Grouting would have done nothing more than to force the water back into the seams, giving a vigorous upward pressure on the bottom of the floor at all times, a pressure the floor and the weight of the columns and roof were by no means prepared to stand.
How the Difficulty Was Met
The difficulty was overcome by the ingenious method of constructing a series of French drains of loose rock at the seams where the seepage was occurring and leading them to a central point. The thickness of the floor was slightly increased at the same time. All along the drains vertical galvanized wrought iron pipes were let through the floor slabs in order that the drains might be observed in action. When the work is completed, these will be plugged or used as points for the application of grout, as the drains will no longer be necessary. The clear water reservoir will seldom, if ever, be emptied, and the pressure of the water in it will easily counterbalance any upward pressure from the seepage.

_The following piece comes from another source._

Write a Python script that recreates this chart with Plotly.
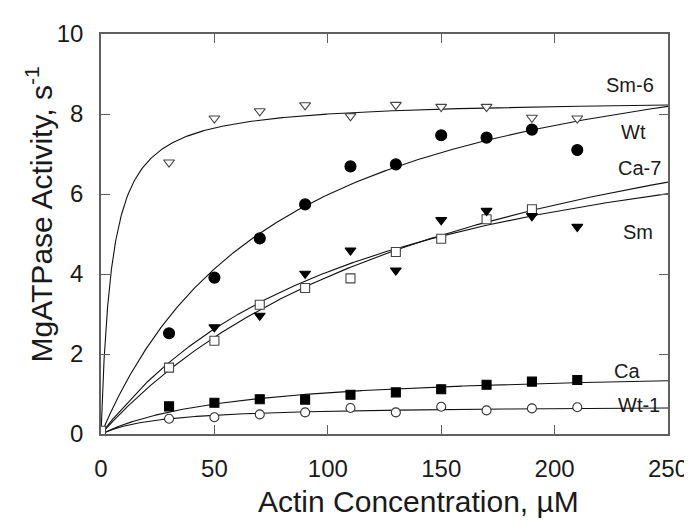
import numpy as np
import plotly.graph_objects as go

# ---- data ----
actin = [30, 50, 70, 90, 110, 130, 150, 170, 190, 210]

sm6_y = [6.79, 7.89, 8.07, 8.22, 7.95, 8.23, 8.18, 8.18, 7.91, 7.89]
wt_y = [2.52, 3.91, 4.89, 5.74, 6.69, 6.74, 7.47, 7.41, 7.61, 7.10]
ca7_x = [0, 30, 50, 70, 90, 110, 130, 150, 170, 190]
ca7_y = [0.08, 1.66, 2.33, 3.23, 3.65, 3.89, 4.55, 4.88, 5.37, 5.62]
sm_x = [50, 70, 90, 110, 130, 150, 170, 190, 210]
sm_y = [2.67, 2.96, 4.01, 4.59, 4.09, 5.35, 5.58, 5.45, 5.18]
ca_y = [0.69, 0.78, 0.87, 0.86, 0.98, 1.04, 1.12, 1.23, 1.31, 1.35]
wt1_y = [0.38, 0.42, 0.49, 0.54, 0.65, 0.54, 0.68, 0.59, 0.64, 0.67]

# Michaelis-Menten fit parameters (Vmax, Km) for each curve
fit_names = ["Sm-6", "Wt", "Ca-7", "Sm", "Ca", "Wt-1"]
fit_vmax = [8.38, 10.86, 10.51, 8.85, 1.65, 0.72]
fit_km = [4.76, 81.5, 167.2, 118.3, 60.0, 26.8]

# label positions in data units
label_text = ["Sm-6", "Wt", "Ca-7", "Sm", "Ca", "Wt-1"]
label_x = [233.2, 235.0, 237.4, 236.7, 231.7, 237.2]
label_y = [8.72, 7.54, 6.66, 5.06, 1.57, 0.73]

x_ticks = [0, 50, 100, 150, 200, 250]
y_ticks = [0, 2, 4, 6, 8, 10]

FONT = "Arial, Liberation Sans, sans-serif"
TXT = "#1a1a1a"
AX = "#606060"

fig = go.Figure()

xs = np.unique(np.concatenate([np.linspace(0, 10, 201), np.linspace(10, 250, 481)]))
for vm, km in zip(fit_vmax, fit_km):
    fig.add_trace(go.Scatter(x=xs, y=vm * xs / (km + xs), mode="lines",
                             line=dict(color="#111111", width=1.1),
                             hoverinfo="skip", showlegend=False))

def pts(x, y, symbol, size, fill, edge="#222222"):
    fig.add_trace(go.Scatter(x=x, y=y, mode="markers", showlegend=False,
                             marker=dict(symbol=symbol, size=size, color=fill,
                                         line=dict(color=edge, width=1.1))))

pts(actin, sm6_y, "triangle-down", 9.5, "white", "#444444")
pts(actin, wt_y, "circle", 11, "black", "black")
pts(ca7_x, ca7_y, "square", 9, "white", "#444444")
pts(sm_x, sm_y, "triangle-down", 9.5, "black", "black")
pts(actin, ca_y, "square", 9, "black", "black")
pts(actin, wt1_y, "circle", 9, "white", "#333333")

annotations = []
for t, lx, ly in zip(label_text, label_x, label_y):
    annotations.append(dict(x=lx, y=ly, xref="x", yref="y", text=t, showarrow=False,
                            xanchor="center", yanchor="middle",
                            font=dict(family=FONT, size=20, color=TXT)))

annotations.append(dict(x=(414 - 93) / 574, y=(426 - 494) / 403, xref="paper", yref="paper",
                        text="Actin Concentration, µM", showarrow=False,
                        xanchor="center", yanchor="middle",
                        font=dict(family=FONT, size=30, color=TXT)))
annotations.append(dict(x=(30 - 93) / 574, y=(426 - 205) / 403, xref="paper", yref="paper",
                        text="MgATPase Activity, s<sup>-1</sup>", showarrow=False,
                        textangle=-90, xanchor="center", yanchor="middle",
                        font=dict(family=FONT, size=30, color=TXT)))

axis_common = dict(showline=True, mirror="ticks", linecolor=AX, linewidth=1.5,
                   ticks="inside", ticklen=9, tickwidth=1.3, tickcolor=AX,
                   showgrid=False, zeroline=False,
                   tickfont=dict(family=FONT, size=24, color=TXT))

fig.update_layout(
    width=692, height=521,
    margin=dict(l=93, r=25, t=23, b=95, pad=0),
    paper_bgcolor="white", plot_bgcolor="white",
    xaxis=dict(range=[0, 250], tickvals=x_ticks, ticklabelstandoff=12, **axis_common),
    yaxis=dict(range=[0, 10], tickvals=y_ticks, ticklabelstandoff=11, **axis_common),
    annotations=annotations,
    showlegend=False,
)

fig.write_html("out.html")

The work on the new filtration plant is about 75 per cent, completed. It is expected that the plant will be in operation by the fall of 1925. The filter units of the plant will be 33 x 50 feet, with a rated capacity of four million gallons per 24 hours, and capable of 50 per cent, overload. It is not expected that the plant will be worked to its fullest capacity by the present use of water in Buffalo, but as this is rapidly increasing, there is no doubt that it will all be needed in a few years.
Plans for Doubling Capacity in Future
The treated water conduit at the east of the coagulating basin is provided with a horizontal floor midway between the top and bottom, in order that the filter plant may be extended to double its present capacity at some future date without in any way interfering with its operation.
A similar arrangement is made in the settled water conduit leading to the gallery flumes.